CXone does not store information retrieved from a private database by DB Connector. However, the information may appear in agent messages, log files, and similar places specific to how the information is used. You should take this into consideration if you plan to use DB Connector to retrieve protected private information, such as information subject to HIPAA regulations.

Studio Actions Used with DB Connector

Use these actions with DB Connector

DB Connector and Load Balancers

DB Connector can run on a load balancer, however, it is not officially supported. If you choose to run DB Connector on a load balancer: 

  • Download and run the DB Connector client on your load balancer.
  • Set the client ConnectString to the load balancer's IP address.
  • Keep the port number at its default: 1433.
  • DB Connector closes each SQL connection upon successful completion.


The following technical requirements apply to the DB Connector server:

  • Microsoft Windows Server 2008/2008R2 or later.
  • .NET framework 4.5.2 at minimum
  • Internet access to a handful of IP addresses that constitute access points to the NICE CXone platform. For more information, see the Connectivity Requirements help page.
  • Visibility to the database. If the database runs on an MS Windows server, DB Connector can run on the same machine, but this is not required.
  • The appropriate database driver (for example, ADO or ODBC). The driver must have the appropriate credentials to access the database. For security reasons, the database user account should have the minimum required access. For example, if CXone only needs to read from the database, use an account limited to read-only permissions.
  • If an Oracle database is being used, you must download an Oracle OLE DB Driver. Visit the Oracle website and search keyword 64-bit ODAC download.

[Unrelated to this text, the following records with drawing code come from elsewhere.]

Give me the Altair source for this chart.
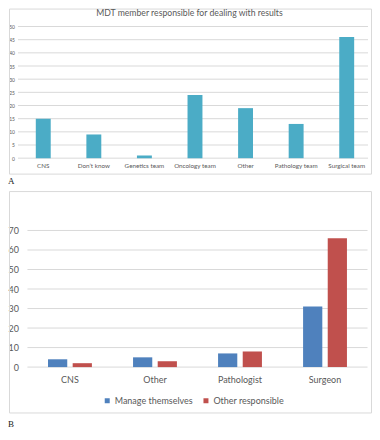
import altair as alt
import pandas as pd

# ---- Panel A data ----
title_a = "MDT member responsible for dealing with results"
cats_a = ["CNS", "Don\u2019t know", "Genetics team", "Oncology team", "Other",
          "Pathology team", "Surgical team"]
vals_a = [15, 9, 1, 24, 19, 13, 46]
ticks_a = [0, 5, 10, 15, 20, 25, 30, 35, 40, 45, 50]

# ---- Panel B data ----
cats_b = ["CNS", "Other", "Pathologist", "Surgeon"]
series_b = ["Manage themselves", "Other responsible"]
manage_b = [4, 5, 7, 31]
other_b = [2, 3, 8, 66]
ticks_b = [0, 10, 20, 30, 40, 50, 60, 70]

FONT = "Lato"
GRAY = "#595959"
GRID = "#d9d9d9"

df_a = pd.DataFrame({"cat": cats_a, "v": vals_a})
df_ta = pd.DataFrame({"v": ticks_a})
df_b = pd.DataFrame({
    "cat": cats_b * 2,
    "series": [series_b[0]] * 4 + [series_b[1]] * 4,
    "v": manage_b + other_b,
})
df_tb = pd.DataFrame({"v": ticks_b})
one = pd.DataFrame({"k": [0]})

WA, HA = 355, 132
WB, HB = 351, 137

# ---------------- Panel A ----------------
ya = alt.Scale(domain=[0, 50], nice=False)
axis_ya = alt.Axis(title=None, values=ticks_a, grid=False, domain=False, ticks=False,
                   labelFontSize=5, labelFont=FONT, labelColor=GRAY, labelPadding=3.5)
grid_a = alt.Chart(df_ta).mark_rule(color=GRID, strokeWidth=1).encode(
    y=alt.Y("v:Q", scale=ya, axis=axis_ya), x=alt.value(0), x2=alt.value(351))
bars_a = alt.Chart(df_a).mark_bar(color="#4BACC6").encode(
    x=alt.X("cat:N", sort=cats_a,
            scale=alt.Scale(paddingInner=0.705, paddingOuter=0.3525),
            axis=alt.Axis(title=None, labelAngle=0, labelFontSize=6.3, labelFont=FONT,
                          labelColor=GRAY, ticks=False, domain=False,
                          labelPadding=4.5)),
    y=alt.Y("v:Q", scale=ya, axis=axis_ya),
)
box_a = alt.Chart(one).mark_rect(filled=False, stroke=GRID, strokeWidth=1).encode(
    x=alt.value(-8.5), x2=alt.value(354.5), y=alt.value(-17.5), y2=alt.value(148))
ttl_a = alt.Chart(one).mark_text(text=title_a, fontSize=8.7, font=FONT, color=GRAY,
                                 baseline="middle").encode(
    x=alt.value(172), y=alt.value(-13.5))
lab_a = alt.Chart(one).mark_text(text="A", fontSize=9, font="Liberation Serif",
                                 color="#222222", align="left", baseline="middle").encode(
    x=alt.value(-10), y=alt.value(155))
chart_a = alt.layer(box_a, grid_a, bars_a, ttl_a, lab_a).properties(width=WA, height=HA)

# ---------------- Panel B ----------------
yb = alt.Scale(domain=[0, 70], nice=False)
axis_yb = alt.Axis(title=None, values=ticks_b, grid=False, offset=-9.5, domain=False,
                   ticks=False, labelFontSize=9, labelFont=FONT, labelColor=GRAY,
                   labelPadding=9)
grid_b = alt.Chart(df_tb).mark_rule(color=GRID, strokeWidth=1).encode(
    y=alt.Y("v:Q", scale=yb, axis=axis_yb), x=alt.value(9.5), x2=alt.value(350.5))
bars_b = alt.Chart(df_b).mark_bar().encode(
    x=alt.X("cat:N", sort=cats_b,
            scale=alt.Scale(paddingInner=0.484, paddingOuter=0.3006, align=0.588),
            axis=alt.Axis(title=None, labelAngle=0, labelFontSize=9, labelFont=FONT,
                          labelColor=GRAY, ticks=False, domain=False,
                          labelPadding=8)),
    xOffset=alt.XOffset("series:N", sort=series_b,
                        scale=alt.Scale(paddingInner=0.22, paddingOuter=0)),
    y=alt.Y("v:Q", scale=yb, axis=axis_yb),
    color=alt.Color("series:N", sort=series_b,
                    scale=alt.Scale(domain=series_b, range=["#4F81BD", "#C0504D"]),
                    legend=alt.Legend(orient="none", legendX=85, legendY=166,
                                      direction="horizontal", title=None,
                                      symbolType="square", symbolSize=25,
                                      symbolStrokeWidth=0, labelFontSize=9,
                                      labelFont=FONT, labelColor=GRAY,
                                      labelOffset=3, columnPadding=8, padding=0)),
)
box_b = alt.Chart(one).mark_rect(filled=False, stroke=GRID, strokeWidth=1).encode(
    x=alt.value(-8.5), x2=alt.value(354.5), y=alt.value(-39), y2=alt.value(183))
lab_b = alt.Chart(one).mark_text(text="B", fontSize=9, font="Liberation Serif",
                                 color="#222222", align="left", baseline="middle").encode(
    x=alt.value(-10), y=alt.value(194))
chart_b = alt.layer(box_b, grid_b, bars_b, lab_b).properties(width=WB, height=HB)

chart = alt.concat(chart_a, chart_b, columns=1, spacing=4.5).resolve_scale(
    color="independent"
).properties(padding=0, background="white").configure_view(strokeWidth=0)

chart.save("out.html", embed_options={"renderer": "svg", "actions": False})
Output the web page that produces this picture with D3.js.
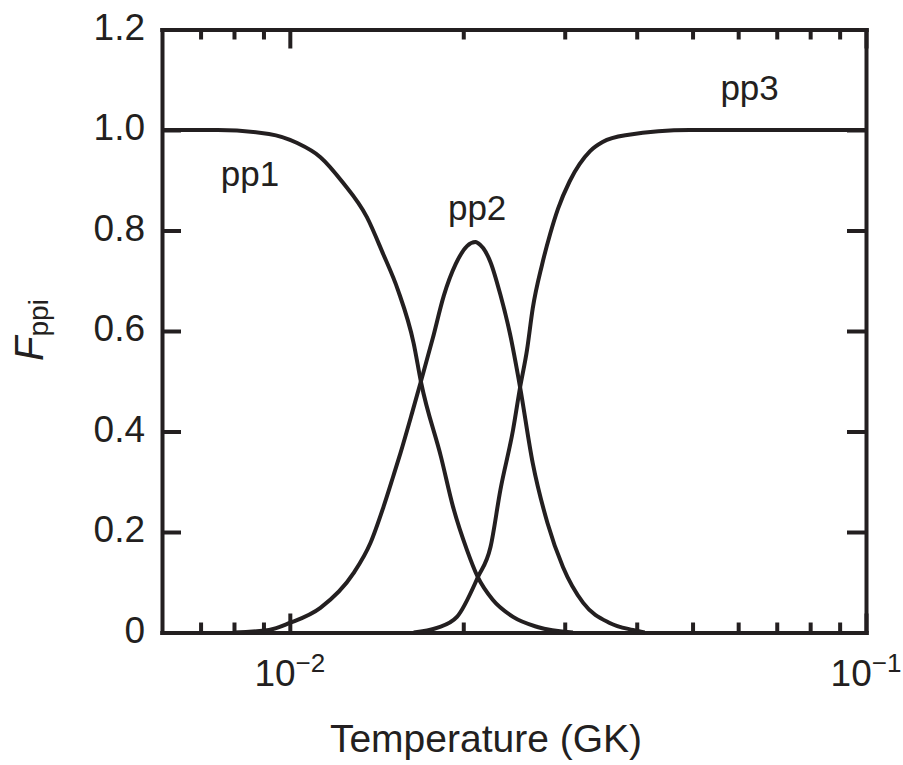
<!DOCTYPE html>
<html>
<head>
<meta charset="utf-8">
<script src="https://cdn.jsdelivr.net/npm/d3@7"></script>
<style>
  body { margin: 0; background: #fff; }
  text { font-family: "Liberation Sans", Arial, sans-serif; fill: #231f20; }
</style>
</head>
<body>
<div id="chart"></div>
<script>
// values: temperature (GK) and fraction F_ppi
const pp1T = [0.006, 0.0075, 0.0092, 0.0103, 0.0113, 0.01235, 0.0136, 0.0145, 0.0154, 0.0164, 0.0169, 0.0183, 0.0192, 0.0203, 0.0212, 0.0225, 0.0244, 0.0269, 0.031]
const pp1F = [1.0, 1.0, 0.992, 0.974, 0.946, 0.896, 0.827, 0.755, 0.682, 0.576, 0.497, 0.349, 0.250, 0.164, 0.110, 0.065, 0.031, 0.011, 0]

const pp2T = [0.0080, 0.0092, 0.0100, 0.0113, 0.0129, 0.0138, 0.01454, 0.0151, 0.01556, 0.0163, 0.01686, 0.0177, 0.0185, 0.0194, 0.0203, 0.0210, 0.0212, 0.0223, 0.0232, 0.0241, 0.0251, 0.0264, 0.0280, 0.0298, 0.0323, 0.0359, 0.0394, 0.0413]
const pp2F = [0, 0.005, 0.019, 0.049, 0.118, 0.178, 0.250, 0.309, 0.357, 0.437, 0.497, 0.585, 0.670, 0.733, 0.769, 0.777, 0.775, 0.737, 0.672, 0.595, 0.488, 0.337, 0.218, 0.130, 0.059, 0.019, 0.005, 0]

const pp3T = [0.0164, 0.0180, 0.0195, 0.0212, 0.0223, 0.0232, 0.0244, 0.0251, 0.0258, 0.0264, 0.0274, 0.0283, 0.0292, 0.0306, 0.0332, 0.0349, 0.0385, 0.0494, 0.1]
const pp3F = [0, 0.009, 0.031, 0.110, 0.170, 0.284, 0.403, 0.488, 0.562, 0.645, 0.732, 0.793, 0.843, 0.898, 0.958, 0.976, 0.990, 1.0, 1.0]

const seriesNames = ["pp1", "pp2", "pp3"]
const yTicks = [0, 0.2, 0.4, 0.6, 0.8, 1.0, 1.2]
const yTickLabels = ["0", "0.2", "0.4", "0.6", "0.8", "1.0", "1.2"]
const xMajor = [0.01, 0.1]
const xMajorExp = ["\u22122", "\u22121"]
const xMinor = [0.007, 0.008, 0.009, 0.02, 0.03, 0.04, 0.05, 0.06, 0.07, 0.08, 0.09]

const ink = "#231f20"
const width = 903, height = 765
const margin = { top: 29.5, right: 37, bottom: 132.5, left: 162 }
const w = width - margin.left - margin.right
const h = height - margin.top - margin.bottom

const x = d3.scaleLog().domain([0.006, 0.1]).range([0, w])
const y = d3.scaleLinear().domain([0, 1.2]).range([h, 0])

const svg = d3.select("#chart").append("svg")
    .attr("width", width)
    .attr("height", height)

const chart = svg.append("g")
    .attr("transform", `translate(${margin.left},${margin.top})`)

function styleAxis(g) {
    g.attr("font-size", null).attr("font-family", null)
    g.selectAll("path.domain").attr("stroke", ink).attr("stroke-width", 4).attr("stroke-linecap", "square")
    g.selectAll(".tick line").attr("stroke", ink).attr("stroke-width", 4)
}

// bottom and top: major + minor ticks pointing inward
chart.append("g").attr("transform", `translate(0,${h})`)
    .call(d3.axisBottom(x).tickValues(xMinor).tickSize(-10).tickSizeOuter(0).tickFormat(""))
    .call(styleAxis)
chart.append("g").attr("transform", `translate(0,${h})`)
    .call(d3.axisBottom(x).tickValues(xMajor).tickSize(-19).tickSizeOuter(0).tickFormat(""))
    .call(styleAxis)
chart.append("g")
    .call(d3.axisTop(x).tickValues(xMinor).tickSize(-10).tickSizeOuter(0).tickFormat(""))
    .call(styleAxis)
chart.append("g")
    .call(d3.axisTop(x).tickValues(xMajor).tickSize(-19).tickSizeOuter(0).tickFormat(""))
    .call(styleAxis)

// left and right
const yLeft = chart.append("g")
    .call(d3.axisLeft(y).tickValues(yTicks).tickSize(-19).tickSizeOuter(0).tickPadding(17)
        .tickFormat((d, i) => yTickLabels[i]))
    .call(styleAxis)
yLeft.selectAll(".tick text")
    .attr("font-size", 37)
    .attr("fill", ink)
    .attr("dy", "0.26em")
chart.append("g").attr("transform", `translate(${w},0)`)
    .call(d3.axisRight(y).tickValues(yTicks).tickSize(-19).tickSizeOuter(0).tickFormat(""))
    .call(styleAxis)

// x tick labels 10^-2, 10^-1
const xl = chart.selectAll(".xlab")
    .data(xMajor)
    .join("text")
    .attr("class", "xlab")
    .attr("x", d => x(d))
    .attr("y", h + 53)
    .attr("text-anchor", "middle")
    .attr("font-size", 37)
xl.append("tspan").text("10")
xl.append("tspan")
    .attr("font-size", 26)
    .attr("dy", -14)
    .text((d, i) => xMajorExp[i])

// curves
const line = d3.line()
    .x(d => x(d[0]))
    .y(d => y(d[1]))
    .curve(d3.curveMonotoneX)

const series = [d3.zip(pp1T, pp1F), d3.zip(pp2T, pp2F), d3.zip(pp3T, pp3F)]
chart.selectAll(".curve")
    .data(series)
    .join("path")
    .attr("class", "curve")
    .attr("fill", "none")
    .attr("stroke", ink)
    .attr("stroke-width", 4)
    .attr("stroke-linejoin", "round")
    .attr("d", line)

// curve labels
const labelAt = [[0.00853, 0.889], [0.02114, 0.821], [0.0628, 1.06]]
chart.selectAll(".clab")
    .data(seriesNames)
    .join("text")
    .attr("class", "clab")
    .attr("x", (d, i) => x(labelAt[i][0]))
    .attr("y", (d, i) => y(labelAt[i][1]))
    .attr("text-anchor", "middle")
    .attr("font-size", 35)
    .text(d => d)

// axis titles
svg.append("text")
    .attr("x", margin.left + x(0.0219))
    .attr("y", 752)
    .attr("text-anchor", "middle")
    .attr("font-size", 39)
    .text("Temperature (GK)")

const yt = svg.append("text")
    .attr("transform", "translate(43,330) rotate(-90)")
    .attr("text-anchor", "middle")
    .attr("font-size", 40)
yt.append("tspan").attr("font-style", "italic").text("F")
yt.append("tspan").attr("font-size", 28).attr("dy", 5).text("ppi")
</script>
</body>
</html>
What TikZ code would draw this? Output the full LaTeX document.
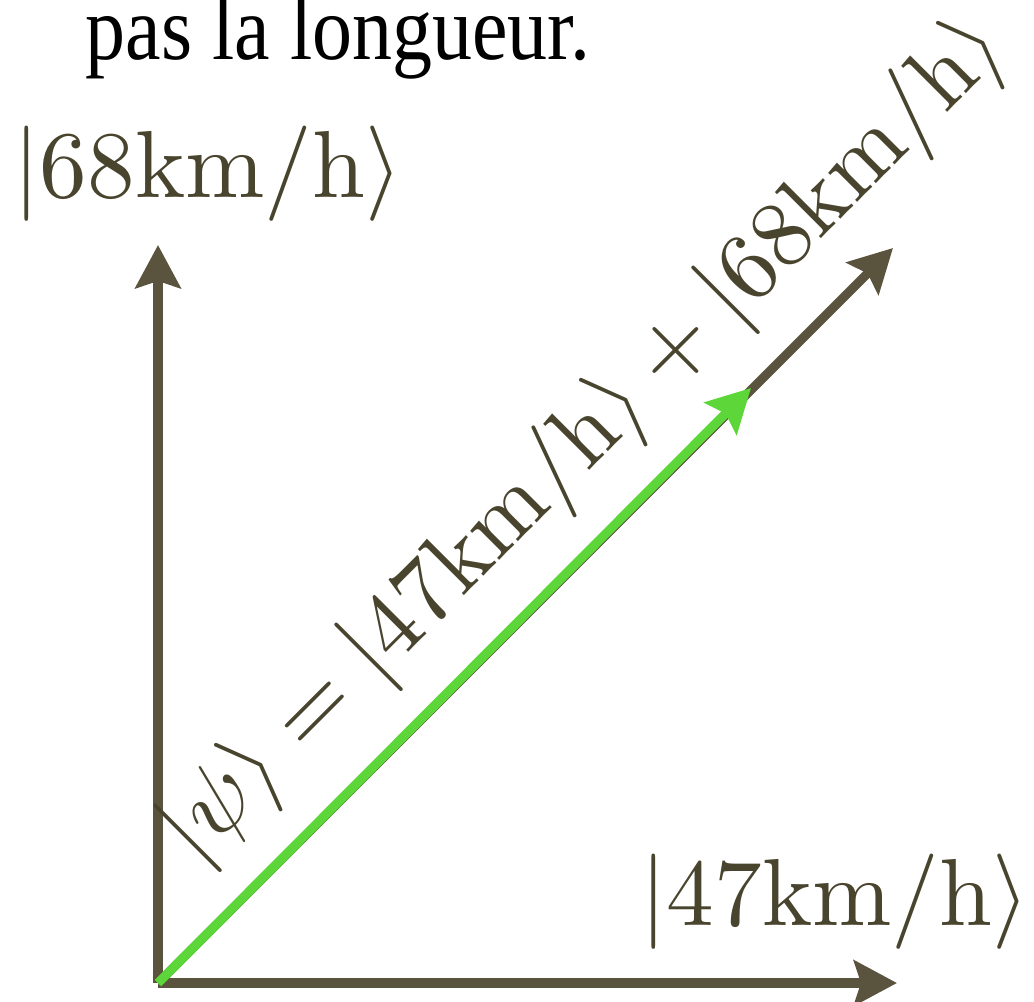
\documentclass[tikz,border=0pt]{standalone}
\usepackage{fontspec}
\newfontfamily\titlefont[FakeStretch=0.875]{Liberation Serif}
\usepackage{xcolor}
\usepackage{tikz}
\usetikzlibrary{arrows.meta,positioning}
\definecolor{axisolive}{RGB}{90,84,62}
\definecolor{labelolive}{RGB}{72,68,46}
\definecolor{psigreen}{RGB}{92,214,56}

\begin{document}
\begin{tikzpicture}[scale=1.0, font=\normalsize,
  vecarrow/.style={line width=2.6pt, -{Stealth[length=4.3mm,width=4.5mm,inset=0.7mm]}},
  ketlabel/.style={labelolive, anchor=base, scale=2.71}]
\useasboundingbox (-1.58,-0.18) rectangle (8.76,9.83);
% the two basis axes
\coordinate (O) at (0,0);
\coordinate (ytip) at (0,7.38);
\coordinate (xtip) at (7.39,0);
\draw[vecarrow, axisolive] (O) -- (ytip);
\draw[vecarrow, axisolive] (O) -- (xtip);
\node[ketlabel] (ylabel) at (0.50,7.86) {$|68\mathrm{km}/\mathrm{h}\rangle$};
\node[ketlabel] (xlabel) at (6.77,0.58) {$|47\mathrm{km}/\mathrm{h}\rangle$};
% sum vector, psi drawn over it
\coordinate (sumtip) at (7.35,7.35);
\coordinate (psitip) at (5.93,5.95);
\draw[vecarrow, axisolive] (O) -- (sumtip);
\draw[vecarrow, psigreen] (O) -- (psitip);
\node[ketlabel, rotate=45] (psilabel) at (4.44,5.25) {$|\psi\rangle = |47\mathrm{km}/\mathrm{h}\rangle + |68\mathrm{km}/\mathrm{h}\rangle$};
% caption line, cut off at the top
\node[anchor=base, font=\titlefont\fontsize{26}{31}\selectfont] (caption) at (1.80,9.23) {pas la longueur.};
\end{tikzpicture}
\end{document}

Key facts about DB Connector

Take note of these important key facts about DB Connector

  • Setting up and using DB Connector requires both the web interface in CXone and the DB Connector executable.
  • DB Connector is installed on a server with access to your private database. This computer is referred to as the DB Connector server.
  • The DB Connector application is named DBCCFG.
  • If you have any issues with DB Connector being falsely identified as infected, contact your antivirus vendor.
  • DB Connector has been validated against Microsoft SQL Server and Oracle. However, DB Connector uses the standardized OLE DB technology from Microsoft. Other database types are compatible as long as the database vendor's OLE DB-compliant drivers have been installed on the DB Connector server.
  • DB Connector does not work with MySQL.

DB Connector Architecture

The following diagram shows how the DB Connector initiates and maintains a connection with the NICE CXone platform.

Connectors are created and assigned to groups for easy management. A DB Connector group can contain a single connector. Groups can be used to provide a fail-over pattern for multiple databases. The following examples show two options for redundant DB Connector architecture.

Failover Option 1

In this example, Group 1 has three connectors. Each connector is a separate instance of a connection to a single database.  A single connector could fail, and traffic would be re-routed through the second connector.  If the second connector failed, the third connector would take over.  If the database itself failed, the system would be down.

Failover Option 2

In this example, Group 1 has two connectors, with the first pointing to the primary side of the database and the second pointing to the secondary side of the database.  A single connector could fail, and traffic would be re-routed through the other connector. An instance of the database could fail, and the traffic would be re-routed to the replicated copy of the database.